Dataset -

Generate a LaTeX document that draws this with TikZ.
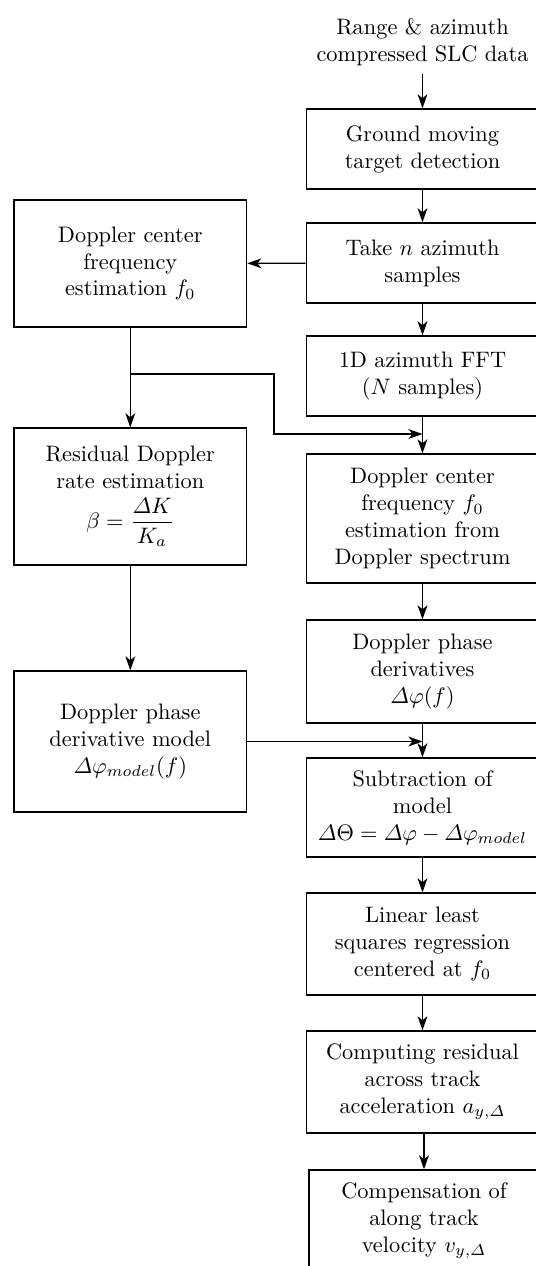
\documentclass[tikz,border=0pt]{standalone}
\usepackage{amsmath}
\usetikzlibrary{arrows.meta}

\begin{document}
\begin{tikzpicture}[x=0.447pt,y=-0.447pt,
  block/.style={draw,line width=0.6pt,align=center,minimum width=104pt,inner sep=2pt},
  flow/.style={line width=0.6pt,-{Stealth[length=6.3pt,width=4.4pt,inset=1.8pt]}}]
\useasboundingbox (0,0) rectangle (536,1266);
% right column
\node[align=center] (data) at (422.5,42) {Range \& azimuth\\compressed SLC data};
\node[block,minimum height=35.8pt] (gmt) at (422.5,149) {Ground moving\\target detection};
\node[block,minimum height=35.8pt] (take) at (422.5,263) {Take $n$ azimuth\\samples};
\node[block,minimum height=35.8pt] (fft) at (422.5,376) {1D azimuth FFT\\($N$ samples)};
\node[block,minimum height=57.7pt] (dce) at (422.5,518.5) {Doppler center\\frequency $f_0$\\estimation from\\Doppler spectrum};
\node[block,minimum height=46pt] (dpd) at (422.5,671.5) {Doppler phase\\derivatives\\$\varDelta\varphi(f)$};
\node[block,minimum height=44.3pt] (sub) at (422.5,807.5) {Subtraction of\\model\\$\varDelta\Theta=\varDelta\varphi-\varDelta\varphi_{model}$};
\node[block,minimum height=45.6pt] (lls) at (422.5,944) {Linear least\\squares regression\\centered at $f_0$};
\node[block,minimum height=45.6pt] (acc) at (422.5,1082) {Computing residual\\across track\\acceleration $a_{y,\varDelta}$};
\node[block,minimum height=45.6pt,minimum width=102.8pt] (comp) at (424,1221) {Compensation of\\along track\\velocity $v_{y,\varDelta}$};
% left column
\node[block,minimum height=56.8pt] (fest) at (130.3,263.5) {Doppler center\\frequency\\estimation $f_0$};
\node[block,minimum height=61.2pt] (rate) at (130.3,496.5) {Residual Doppler\\rate estimation\\[3pt]$\beta=\dfrac{\varDelta K}{K_a}$};
\node[block,minimum height=63pt] (model) at (130.3,741.5) {Doppler phase\\derivative model\\$\varDelta\varphi_{model}(f)$};
\coordinate (split) at (130.3,374);
\coordinate (bend) at (274,434);
\coordinate (join1) at (422.5,434);
\coordinate (join2) at (422.5,741.5);

\draw[flow] (data) -- (gmt);
\draw[flow] (gmt) -- (take);
\draw[flow] (take) -- (fft);
\draw[flow] (fft) -- (dce);
\draw[flow] (dce) -- (dpd);
\draw[flow] (dpd) -- (sub);
\draw[flow] (sub) -- (lls);
\draw[flow] (lls) -- (acc);
\draw[flow] (acc.south -| comp.north) -- (comp.north);
\draw[flow] (take) -- (fest);
\draw[flow] (fest) -- (rate);
\draw[flow] (split) -| (bend) -- (join1);
\draw[flow] (rate) -- (model);
\draw[flow] (model) -- (join2);
\end{tikzpicture}
\end{document}
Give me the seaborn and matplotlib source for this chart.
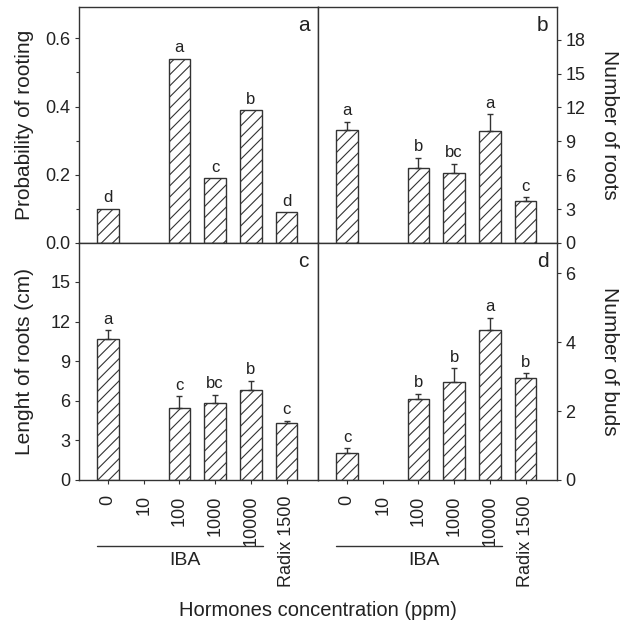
import numpy as np
import pandas as pd
import seaborn as sns
import matplotlib.pyplot as plt
from matplotlib.ticker import MultipleLocator

sns.set_theme(style="ticks")
plt.rcParams['font.family'] = ['Liberation Sans', 'DejaVu Sans']
plt.rcParams['hatch.color'] = '#333333'
plt.rcParams['hatch.linewidth'] = 0.8

# Data
categories = ["0", "10", "100", "1000", "10000", "Radix 1500"]
nan = np.nan

rooting_prob = [0.10, nan, 0.54, 0.19, 0.39, 0.09]
rooting_err = [0, nan, 0, 0, 0, 0]
rooting_letters = ["d", "", "a", "c", "b", "d"]

roots_num = [10.0, nan, 6.6, 6.2, 9.9, 3.7]
roots_num_err = [0.75, nan, 0.95, 0.8, 1.5, 0.35]
roots_num_letters = ["a", "", "b", "bc", "a", "c"]

roots_len = [10.65, nan, 5.45, 5.8, 6.8, 4.35]
roots_len_err = [0.7, nan, 0.9, 0.65, 0.7, 0.15]
roots_len_letters = ["a", "", "c", "bc", "b", "c"]

buds_num = [0.77, nan, 2.35, 2.85, 4.35, 2.97]
buds_err = [0.15, nan, 0.15, 0.4, 0.36, 0.13]
buds_letters = ["c", "", "b", "b", "a", "b"]

line_col = '#333333'

fig = plt.figure(figsize=(6.3, 6.24), dpi=100)
w = 0.3794
ax_a = fig.add_axes([0.1254, 0.6106, w, 0.3782])
ax_b = fig.add_axes([0.5048, 0.6106, w, 0.3782])
ax_c = fig.add_axes([0.1254, 0.2308, w, 0.3798])
ax_d = fig.add_axes([0.5048, 0.2308, w, 0.3798])


def draw_panel(ax, values, errs, letters, ylim, step, ylabel, tag, right, bottom, minor=None):
    df = pd.DataFrame({"conc": categories, "val": values}).dropna()
    sns.barplot(data=df, x="conc", y="val", order=categories, width=0.6,
                color="white", edgecolor=line_col, linewidth=1, errorbar=None, ax=ax)
    for p in ax.patches:
        p.set_facecolor("white")
        p.set_hatch("///")
        p.set_edgecolor(line_col)

    xs = [i for i, v in enumerate(values) if not np.isnan(v)]
    vs = [values[i] for i in xs]
    es = [errs[i] for i in xs]
    if any(e > 0 for e in es):
        ax.errorbar(xs, vs, yerr=[np.zeros(len(es)), es], fmt="none",
                    ecolor=line_col, elinewidth=1, capsize=2.5, capthick=1)
    for i in xs:
        ax.annotate(letters[i], (i, values[i] + errs[i]), xytext=(0, 2.5),
                    textcoords="offset points", ha="center", va="bottom",
                    fontsize=12, color="#222222")

    ax.set_xlim(-0.81, 5.88)
    ax.set_ylim(0, ylim)
    ax.yaxis.set_major_locator(MultipleLocator(step))
    if minor:
        ax.yaxis.set_minor_locator(MultipleLocator(minor))
    if step < 1:
        ax.yaxis.set_major_formatter(plt.FormatStrFormatter('%.1f'))
    else:
        ax.yaxis.set_major_formatter(plt.FormatStrFormatter('%d'))

    for s in ax.spines.values():
        s.set_visible(True)
        s.set_color(line_col)
        s.set_linewidth(1)

    ax.set_xlabel("")
    ax.set_ylabel(ylabel, fontsize=15, color="#222222")
    if right:
        ax.yaxis.tick_right()
        ax.yaxis.set_label_position("right")
        ax.yaxis.set_label_coords(1.22, 0.5)
        ax.yaxis.label.set(rotation=270, va="center", ha="center", rotation_mode="default")
        ax.tick_params(axis="y", which="both", left=False, right=True)
    else:
        ax.yaxis.set_label_coords(-0.226, 0.5)
        ax.yaxis.label.set(rotation=90, va="center", ha="center", rotation_mode="default")
        ax.tick_params(axis="y", which="both", left=True, right=False)
    ax.tick_params(axis="y", which="major", direction="out", length=3, width=0.8,
                   labelsize=13, colors=line_col, labelcolor="#222222", pad=3)
    ax.tick_params(axis="y", which="minor", direction="out", length=2, width=0.8, colors=line_col)

    if bottom:
        ax.set_xticks(range(len(categories)))
        ax.set_xticklabels(categories, rotation=90, va="top", ha="center")
        ax.tick_params(axis="x", direction="out", length=3, width=0.8, colors=line_col,
                       labelsize=13, labelcolor="#222222", pad=8)
        trans = ax.get_xaxis_transform()
        ax.plot([-0.3, 4.35], [-0.278, -0.278], color=line_col, lw=1,
                transform=trans, clip_on=False)
        ax.text(2.15, -0.305, "IBA", transform=trans, ha="center", va="top",
                fontsize=14, color="#222222")
    else:
        ax.tick_params(axis="x", bottom=False, labelbottom=False)

    ax.text(0.94, 0.92, tag, transform=ax.transAxes, ha="center", va="center",
            fontsize=15, color="#222222")


draw_panel(ax_a, rooting_prob, rooting_err, rooting_letters, 0.692, 0.2,
           "Probability of rooting", "a", right=False, bottom=False, minor=0.1)
draw_panel(ax_b, roots_num, roots_num_err, roots_num_letters, 20.9, 3,
           "Number of roots", "b", right=True, bottom=False)
draw_panel(ax_c, roots_len, roots_len_err, roots_len_letters, 17.95, 3,
           "Lenght of roots (cm)", "c", right=False, bottom=True)
draw_panel(ax_d, buds_num, buds_err, buds_letters, 6.88, 2,
           "Number of buds", "d", right=True, bottom=True)

fig.text(0.505, 0.0224, "Hormones concentration (ppm)", ha="center", va="center",
         fontsize=14.5, color="#222222")

fig.savefig("out.png", dpi=100)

Exercise goal -
From the opening line of the listing above through the line bearing "(join2) at (422.5,741.5);", repeat each line exactly. Drop every picture.

The reply -
Generate a LaTeX document that draws this with TikZ.
\documentclass[tikz,border=0pt]{standalone}
\usepackage{amsmath}
\usetikzlibrary{arrows.meta}

\begin{document}
\begin{tikzpicture}[x=0.447pt,y=-0.447pt,
  block/.style={draw,line width=0.6pt,align=center,minimum width=104pt,inner sep=2pt},
  flow/.style={line width=0.6pt,-{Stealth[length=6.3pt,width=4.4pt,inset=1.8pt]}}]
\useasboundingbox (0,0) rectangle (536,1266);
% right column
\node[align=center] (data) at (422.5,42) {Range \& azimuth\\compressed SLC data};
\node[block,minimum height=35.8pt] (gmt) at (422.5,149) {Ground moving\\target detection};
\node[block,minimum height=35.8pt] (take) at (422.5,263) {Take $n$ azimuth\\samples};
\node[block,minimum height=35.8pt] (fft) at (422.5,376) {1D azimuth FFT\\($N$ samples)};
\node[block,minimum height=57.7pt] (dce) at (422.5,518.5) {Doppler center\\frequency $f_0$\\estimation from\\Doppler spectrum};
\node[block,minimum height=46pt] (dpd) at (422.5,671.5) {Doppler phase\\derivatives\\$\varDelta\varphi(f)$};
\node[block,minimum height=44.3pt] (sub) at (422.5,807.5) {Subtraction of\\model\\$\varDelta\Theta=\varDelta\varphi-\varDelta\varphi_{model}$};
\node[block,minimum height=45.6pt] (lls) at (422.5,944) {Linear least\\squares regression\\centered at $f_0$};
\node[block,minimum height=45.6pt] (acc) at (422.5,1082) {Computing residual\\across track\\acceleration $a_{y,\varDelta}$};
\node[block,minimum height=45.6pt,minimum width=102.8pt] (comp) at (424,1221) {Compensation of\\along track\\velocity $v_{y,\varDelta}$};
% left column
\node[block,minimum height=56.8pt] (fest) at (130.3,263.5) {Doppler center\\frequency\\estimation $f_0$};
\node[block,minimum height=61.2pt] (rate) at (130.3,496.5) {Residual Doppler\\rate estimation\\[3pt]$\beta=\dfrac{\varDelta K}{K_a}$};
\node[block,minimum height=63pt] (model) at (130.3,741.5) {Doppler phase\\derivative model\\$\varDelta\varphi_{model}(f)$};
\coordinate (split) at (130.3,374);
\coordinate (bend) at (274,434);
\coordinate (join1) at (422.5,434);
\coordinate (join2) at (422.5,741.5);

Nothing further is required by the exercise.